MR says: Everyone struggles with their faith or with doubt at times. But when questions arise, how we talk about those questions can change our entire outlook.
In the year since our road trip through Norway with my husband and two small children, a moment, so brief I almost wonder if it really happened, comes floating back to me often. It was early morning and we were driving on the high planes beyond the fjords. The lighting was hazy and pink, as if the sun knew it hadn't had a proper rest, and I felt much the same way. I looked up and out the window at one point just in time to see two moose with heads bent to the ground, the morning fog tucked softly around them. Their largeness, otherworldliness and serenity shocked me. The image passed too quickly to even form words to tell my husband, but still, I cannot shake it. I've wondered why the memory, even at the time, felt so significant, except that I knew my accompanying emotion at the time was panic. Internal panic at what I perceived to be the pinnacle of a spiritual crisis--A crisis of faith.

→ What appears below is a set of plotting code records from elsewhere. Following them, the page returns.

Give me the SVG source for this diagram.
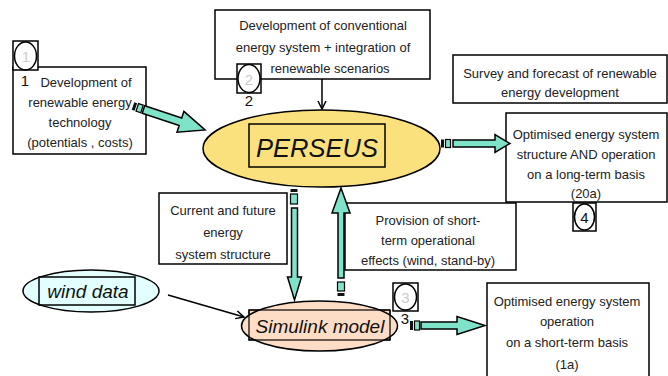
<svg xmlns="http://www.w3.org/2000/svg" width="668" height="376" viewBox="0 0 668 376">
<style>
.box{fill:#fff;stroke:#000;stroke-width:1.5}
.t{font-family:"Liberation Sans",Arial,sans-serif;font-size:13px;fill:#222;text-anchor:middle}
.big{font-family:"Liberation Sans",Arial,sans-serif;font-style:italic;fill:#111;text-anchor:middle}
.arr{fill:#7FE3C9;stroke:#000;stroke-width:1.5;stroke-linejoin:miter}
.tailb{fill:#111}
.tailw{fill:#7FE3C9;stroke:#000;stroke-width:1.2}
.num{font-family:"Liberation Sans",Arial,sans-serif;font-size:15px;fill:#111;text-anchor:middle}
.numg{font-family:"Liberation Sans",Arial,sans-serif;font-size:15px;fill:#ccc;text-anchor:middle}
.sq{fill:#fff;stroke:#000;stroke-width:1.5}
.circ{fill:none;stroke:#000;stroke-width:1.5}
.line{stroke:#000;stroke-width:1.5;fill:none}
</style>
<defs>
<marker id="ah" markerWidth="10" markerHeight="10" refX="9" refY="5" orient="auto" markerUnits="userSpaceOnUse">
<path d="M1,1 L9,5 L1,9" fill="none" stroke="#000" stroke-width="1.5"/>
</marker>
</defs>

<g id="survey">
<rect class="box" x="453" y="55" width="214" height="48"/>
<text class="t" x="560" y="78">Survey and forecast of renewable</text>
<text class="t" x="560" y="97">energy development</text>
</g>

<g id="provision">
<rect class="box" x="345" y="203" width="171" height="67"/>
<text class="t" x="428" y="225">Provision of short-</text>
<text class="t" x="428" y="245">term operational</text>
<text class="t" x="428" y="265">effects (wind, stand-by)</text>
</g>

<g id="longterm">
<rect class="box" x="506" y="113" width="161" height="89"/>
<text class="t" x="586" y="139">Optimised energy system</text>
<text class="t" x="586" y="159">structure AND operation</text>
<text class="t" x="586" y="179">on a long-term basis</text>
<text class="t" x="586" y="198">(20a)</text>
</g>

<g id="label4">
<rect class="sq" x="573" y="203" width="23" height="28"/>
<ellipse class="circ" cx="584.5" cy="217" rx="10" ry="13"/>
<text class="num" x="584.5" y="223">4</text>
</g>

<g id="renewable">
<rect class="box" x="13" y="67" width="133" height="87"/>
<text class="t" x="86" y="87">Development of</text>
<text class="t" x="80" y="107">renewable energy</text>
<text class="t" x="80" y="127">technology</text>
<text class="t" x="80" y="147">(potentials , costs)</text>
</g>

<g id="label1">
<rect class="sq" x="13" y="41" width="25" height="29"/>
<ellipse class="circ" cx="25.5" cy="56" rx="11" ry="14"/>
<text class="numg" x="26" y="62">1</text>
<text class="num" x="25" y="86">1</text>
</g>

<g id="conventional">
<rect class="box" x="215" y="10" width="215" height="69"/>
<text class="t" x="323" y="30">Development of conventional</text>
<text class="t" x="323" y="52">energy system + integration of</text>
<text class="t" x="330" y="73">renewable scenarios</text>
</g>

<g id="label2">
<rect class="sq" x="237" y="64" width="24" height="29"/>
<ellipse class="circ" cx="249" cy="78.5" rx="11" ry="14"/>
<text class="numg" x="249" y="85">2</text>
<text class="num" x="249" y="106">2</text>
</g>

<g id="current">
<rect class="box" x="159" y="193" width="128" height="71"/>
<text class="t" x="223" y="215">Current and future</text>
<text class="t" x="223" y="237">energy</text>
<text class="t" x="223" y="259">system structure</text>
</g>

<g id="shortterm">
<rect class="box" x="487" y="283" width="162" height="96"/>
<text class="t" x="567" y="306">Optimised energy system</text>
<text class="t" x="567" y="326">operation</text>
<text class="t" x="567" y="347">on a short-term basis</text>
<text class="t" x="567" y="369">(1a)</text>
</g>

<g id="perseus">
<ellipse cx="321.5" cy="148.5" rx="118.5" ry="38.5" fill="#FBE17D" stroke="#000" stroke-width="1.5"/>
<rect x="249" y="124" width="136" height="43" fill="none" stroke="#000" stroke-width="1.5"/>
<text class="big" x="317" y="157" font-size="25.5">PERSEUS</text>
</g>

<g id="simulink">
<rect x="249" y="310" width="141" height="30" fill="#FDDDC5" stroke="#000" stroke-width="1.2"/>
<ellipse cx="319.5" cy="326" rx="78" ry="25" fill="#FDDDC5" stroke="#000" stroke-width="1.5"/>
<rect x="249" y="310" width="141" height="30" fill="none" stroke="#000" stroke-width="1.2"/>
<text class="big" x="320" y="333" font-size="19">Simulink model</text>
</g>

<g id="label3">
<rect class="sq" x="393" y="283" width="25" height="28"/>
<ellipse class="circ" cx="405.5" cy="297" rx="11" ry="13"/>
<text class="numg" x="405.5" y="303">3</text>
<text class="num" x="405" y="324" font-size="13">3</text>
</g>

<g id="winddata">
<ellipse cx="91" cy="291" rx="68" ry="21" fill="#E3FEFE" stroke="#000" stroke-width="1.5"/>
<rect x="39" y="277" width="96" height="28" fill="none" stroke="#000" stroke-width="1.5"/>
<text class="big" x="88" y="298" font-size="19">wind data</text>
</g>

<g id="connectors">
<line class="line" x1="322" y1="79" x2="322" y2="109" marker-end="url(#ah)"/>
<line class="line" x1="168" y1="295" x2="244" y2="317" marker-end="url(#ah)"/>

<g transform="translate(133,106) rotate(18.4)">
<rect class="tailb" x="0" y="-4" width="3" height="8"/>
<rect class="tailw" x="4.5" y="-4" width="5" height="8"/>
<polygon class="arr" points="11,-4 50,-4 50,-11 76,0 50,11 50,4 11,4"/>
</g>

<g>
<rect class="tailb" x="441" y="139.5" width="3" height="8"/>
<rect class="tailw" x="445.5" y="139.5" width="5" height="8"/>
<polygon class="arr" points="453,140 495,140 495,134.5 510,143.5 495,152.5 495,147 453,147"/>
</g>

<g>
<rect class="tailb" x="290.5" y="189" width="7" height="3"/>
<rect class="tailw" x="290.5" y="194" width="7" height="10"/>
<polygon class="arr" points="291.5,208 297.5,208 297.5,277 301.5,277 294.5,300 287.5,277 291.5,277"/>
</g>

<g>
<polygon class="arr" points="341,188 350,213 344,213 344,278 338,278 338,213 332,213"/>
<rect class="tailw" x="337.5" y="282" width="7" height="9"/>
<rect class="tailb" x="337.5" y="293" width="7" height="3"/>
</g>

<g>
<rect class="tailb" x="410" y="321" width="3" height="9"/>
<rect class="tailw" x="414.5" y="321" width="5" height="9"/>
<polygon class="arr" points="421,322 457,322 457,316.5 485,325.5 457,334.5 457,329 421,329"/>
</g>
</g>
</svg>
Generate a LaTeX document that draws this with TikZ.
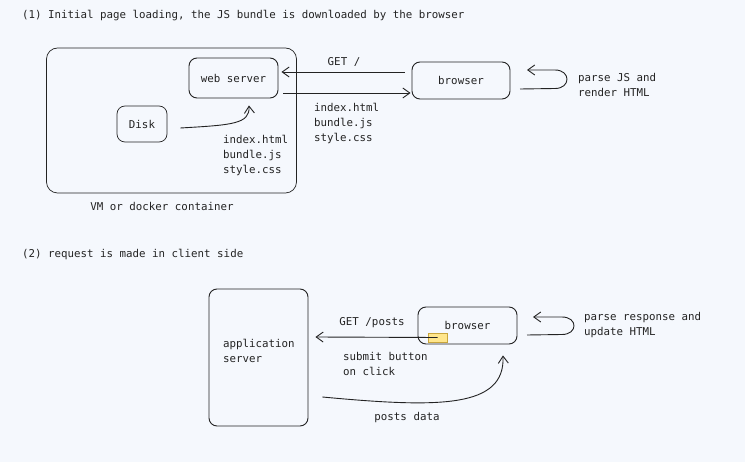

Earlier that day, staring into the thick, wise turquoise water of the fjords, I had felt so small, so rough and lazy in my knowledge and so presumptuous in truly believing that I knew much of anything. I felt anxiety over feeling trapped in the gospel I had once felt entirely comfortable in. I pulled over and asked my husband to drive. The expansiveness and beauty of the world I was experiencing could not equate to me saying that I knew anything for sure, let alone the truths and solved mysteries I believed the doctrines of the church were asking me to claim. When I think back to that week in the back country of Norway, my heart jumps across the chasm of two different camps--one of complete awe and joy at the world around me and one, a culminating and complete crisis of faith. In the time since though, I've also asked myself this: What if it weren't a crisis? What if I had merely chosen different language to sculpt my experience? Would the chasm have lessened? Would I realize that both camps were actually not so different? What if when we entered the inevitable time when we must take our faith out of the pack on our back to really examine it were just that, an examination, a curiosity, a responsibility, a hope to better understand?